We actually went camping on our honeymoon. We took the back seat out of a 1971 Blazer and went up north to the Upper Peninsula of Michigan. Well, I guess that just about dates us. I also went on a couple hunting trips with Cheryl’s Dad in his pickup camper. Since then, work, farm, and family kept us from going camping again.
Then Cheryl got the chance to go to Alaska with her cousin. They stayed in hotels. About half way through the trip, she told me that we should get a pickup camper. They had trouble finding accommodations when they were ready to stop for the night and a truck camper would have been a much better solution.
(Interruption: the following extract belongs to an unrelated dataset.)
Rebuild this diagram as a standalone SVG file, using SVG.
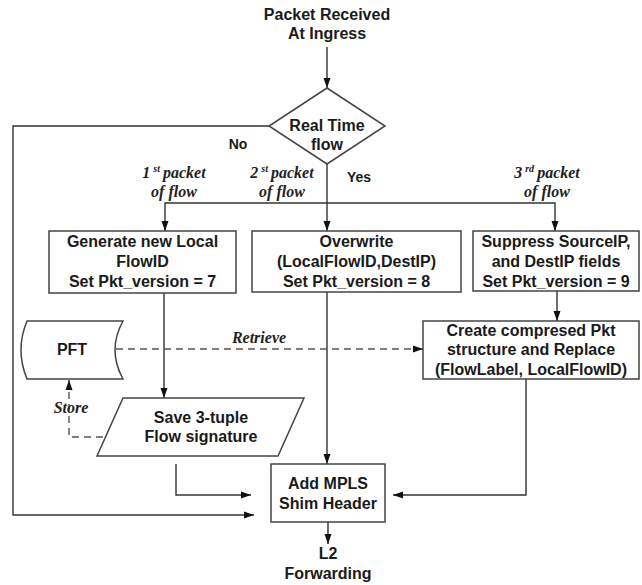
<svg xmlns="http://www.w3.org/2000/svg" width="642" height="585" viewBox="0 0 642 585">
<style>
.box{fill:#fff;stroke:#444;stroke-width:1.5}
.ln{fill:none;stroke:#333;stroke-width:1.4}
.dash{fill:none;stroke:#555;stroke-width:1.4;stroke-dasharray:7,5}
.t{font-family:"Liberation Sans",Arial,sans-serif;font-weight:bold;font-size:16px;fill:#1a1a1a;text-anchor:middle}
.s{font-size:14px}
.i{font-family:"Liberation Serif","Times New Roman",serif;font-weight:bold;font-style:italic;font-size:16px;fill:#222;text-anchor:middle}
.sup{font-size:10px}
</style>
<defs>
<marker id="ah" markerUnits="userSpaceOnUse" markerWidth="10" markerHeight="8" refX="10" refY="4" orient="auto">
<path d="M0,0.5 L10,4 L0,7.5 Z" fill="#111"/>
</marker>
</defs>
<rect width="642" height="585" fill="#fff"/>

<g id="connectors">
<line class="ln" x1="327" y1="47" x2="327" y2="88" marker-end="url(#ah)"/>
<polyline class="ln" points="269,126 13,126 13,515 254,515" marker-end="url(#ah)"/>
<line class="ln" x1="327" y1="164" x2="327" y2="231" marker-end="url(#ah)"/>
<polyline class="ln" points="327,203 165,203 165,231" marker-end="url(#ah)"/>
<polyline class="ln" points="327,203 555,203 555,231" marker-end="url(#ah)"/>
<line class="ln" x1="164" y1="293" x2="164" y2="398" marker-end="url(#ah)"/>
<line class="ln" x1="327" y1="292" x2="327" y2="464" marker-end="url(#ah)"/>
<line class="ln" x1="557" y1="291" x2="557" y2="321" marker-end="url(#ah)"/>
<line class="dash" x1="116" y1="349" x2="423" y2="349" marker-end="url(#ah)"/>
<polyline class="dash" points="103,437 69,437 69,380" marker-end="url(#ah)"/>
<polyline class="ln" points="176,464 176,495 251,495" marker-end="url(#ah)"/>
<polyline class="ln" points="526,379 526,495 393,495" marker-end="url(#ah)"/>
<line class="ln" x1="328" y1="522" x2="328" y2="544" marker-end="url(#ah)"/>
<text class="t s" x="238" y="149">No</text>
<text class="t s" x="359" y="182">Yes</text>
<text class="i" x="174" y="178">1<tspan class="sup" dx="3" dy="-6">st</tspan><tspan dx="3" dy="6">packet</tspan></text>
<text class="i" x="174" y="197">of  flow</text>
<text class="i" x="282" y="178">2<tspan class="sup" dx="3" dy="-6">st</tspan><tspan dx="3" dy="6">packet</tspan></text>
<text class="i" x="282" y="197">of  flow</text>
<text class="i" x="547" y="178">3<tspan class="sup" dx="3" dy="-6">rd</tspan><tspan dx="3" dy="6">packet</tspan></text>
<text class="i" x="547" y="197">of flow</text>
<text class="i" x="259" y="343">Retrieve</text>
<text class="i" x="71" y="413">Store</text>
</g>

<g id="start">
<text class="t" x="327" y="20">Packet Received</text>
<text class="t" x="327" y="39">At Ingress</text>
</g>

<g id="decision">
<polygon class="box" points="327,88 385,126 327,164 269,126"/>
<text class="t" x="327" y="131">Real Time</text>
<text class="t" x="327" y="150">flow</text>
</g>

<g id="box1">
<rect class="box" x="49" y="231" width="187" height="62"/>
<text class="t" x="142.5" y="247">Generate new Local</text>
<text class="t" x="142.5" y="267">FlowID</text>
<text class="t" x="142.5" y="287">Set Pkt_version = 7</text>
</g>

<g id="box2">
<rect class="box" x="252" y="231" width="209" height="61"/>
<text class="t" x="356.5" y="247">Overwrite</text>
<text class="t" x="356.5" y="267">(LocalFlowID,DestIP)</text>
<text class="t" x="356.5" y="287">Set Pkt_version = 8</text>
</g>

<g id="box3">
<rect class="box" x="473" y="231" width="166" height="60"/>
<text class="t" x="556" y="247">Suppress SourceIP,</text>
<text class="t" x="556" y="267">and DestIP fields</text>
<text class="t" x="556" y="287">Set Pkt_version = 9</text>
</g>

<g id="pft">
<path class="box" d="M27,321 H123 Q107,350 123,379 H27 Q15,350 27,321 Z"/>
<text class="t" x="72" y="355">PFT</text>
</g>

<g id="box4">
<rect class="box" x="423" y="321" width="216" height="58"/>
<text class="t" x="531" y="336">Create compresed Pkt</text>
<text class="t" x="531" y="355">structure and Replace</text>
<text class="t" x="531" y="375">(FlowLabel, LocalFlowID)</text>
</g>

<g id="save">
<polygon class="box" points="123,398 304,398 278,456 97,456"/>
<text class="t" x="201" y="423">Save 3-tuple</text>
<text class="t" x="201" y="442">Flow signature</text>
</g>

<g id="mpls">
<rect class="box" x="271" y="464" width="114" height="58"/>
<text class="t" x="328" y="489">Add MPLS</text>
<text class="t" x="328" y="509">Shim Header</text>
</g>

<g id="end">
<text class="t" x="328" y="559">L2</text>
<text class="t" x="328" y="579">Forwarding</text>
</g>
</svg>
After that, it was game on to find a truck camper.
Early on in my research I came across Truck Camper Magazine and started learning about matching a camper to a truck. We already had a 2006 Chevy 1500 quad cab with a five foot eight inch box. Clearly I needed a camper with a short center of gravity that would but the center of gravity in front of our rear wheels.
Soon after, I saw a used 2007 Northstar TC650 on the internet. After visiting the Northstar website, I learned that the TC650 had a twenty-two inch center of gravity, a good match for our truck. I made an appointment to see the camper and was surprised that it was a lot nicer than most of the campers we had in mind. I bought the camper.
The Plan: Three Weeks to Alaska, and Back!
Above: Matt and Cheryl’s 2006 Chevy 1500 and Northstar TC650
Would my work let me have three weeks off in a row? We had planned on taking a few weekend trips before the Alaskan adventure, but the farm didn’t let us. Our very first camping trip would be an 8,872 mile three week journey to Alaska. We jumped in with both feet after sleeping one night in our camper, in the front yard.
Prior to the trip, Cheryl injured her shoulder and had to have surgery. That only gave her a month to recover before we left on our trip. The camper has a north-south queen size bed. The only way up was to step on the bench that runs the width of the front of the camper floor area. Now the problem was getting into the cabover bed without hurting the shoulder since no stretching or weight type lifting activity was allowed.
As a solution, I built a wooden ladder similar to a bunk bed ladder that rested on the floor and hooked over the rail that runs the pop up mechanism. It worked like a charm. It can be left in place while going down the road with no problem and stored up on the bed during meals so it’s not in the way of using the refrigerator.
Ready, Set… Go!
On our first day of driving we put in about twelve and a half hours and 773 miles to Ashby, Minnesota.
The next day we went up through Minot, North Dakota and saw one KOA under about four feet of water. All the way up into Canada there was flooding and some places had four foot sand bags next to the road. We were blessed that it did not keep us from making Regina, Saskatchewan that night.